Working with Large Data Warehouses

 

So you are designing an environment with enough agents and a retention policy necessitating a terabyte data warehouse. In reality, it takes some time to populate a terabyte warehouse. Of course the SAN space has been reserved but who is to say you need to start with a terabyte warehouse? What I recently devised for a client was a 12 month incremental approach. I calculated how much space the DW would require at 30, 60, 90, 120, 150, 180, 210, 240, 270, 300, 330, 360, 390 day mark. Now at 390 days the maximum size was approximately, 1.6 TB and that is how much space was secured on the SAN. 

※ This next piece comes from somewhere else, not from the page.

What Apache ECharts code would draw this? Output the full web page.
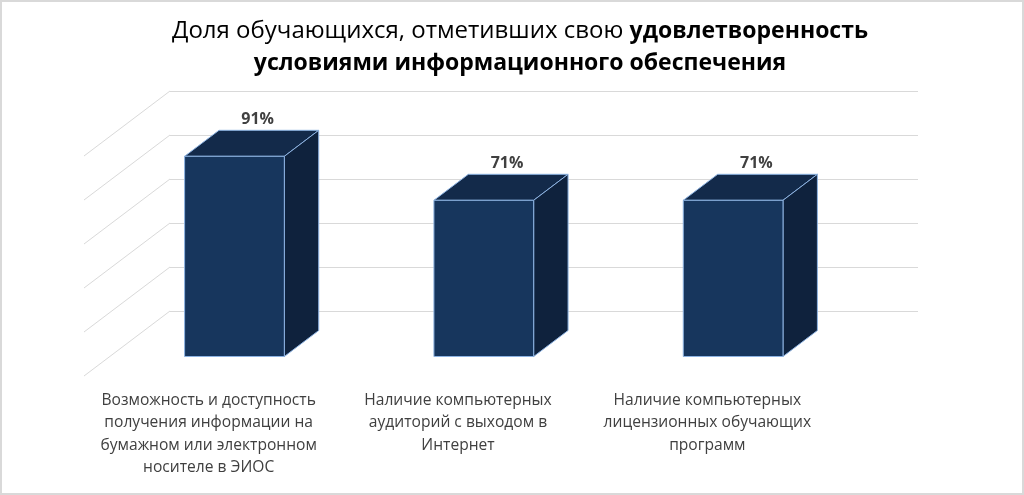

However, the data warehouse database initial size was set to that of 30 days. At 25 days it was increased to the 60 day size so on and so forth. In addition to simply increasing the database size, of course the data retention policy must also be changed too. I use dwdatarp, available at   https://blogs.technet.com/momteam/archive/2008/05/14/data-warehouse-data-retention-policy-dwdatarp-exe.aspx 

The primary benefit is:

  1. It ensures no undue burden on the DBAs (Holiday season is approaching so you want to be on their good side) If the database has 22GB of data but is 1+ TB in size, someone will be grumpy.
  2. Provides a mechanism to grow the data warehouse in an exacting fashion, not taking up any more space than necessary.
  3. It makes forecasting easier. The sizing model is a reference for a specific static environment. Factoring in institutional knowledge is virtually impossible. Now you can capture their affect and adjust accordingly.
  4. Performance - Small databases are fast databases. Again, why make it it any bigger than it needs to be.

I am sure there are many opinions as to why this may not be a good idea and I am sure they all have merit. I just wanted to share with you in case you can benefit from it.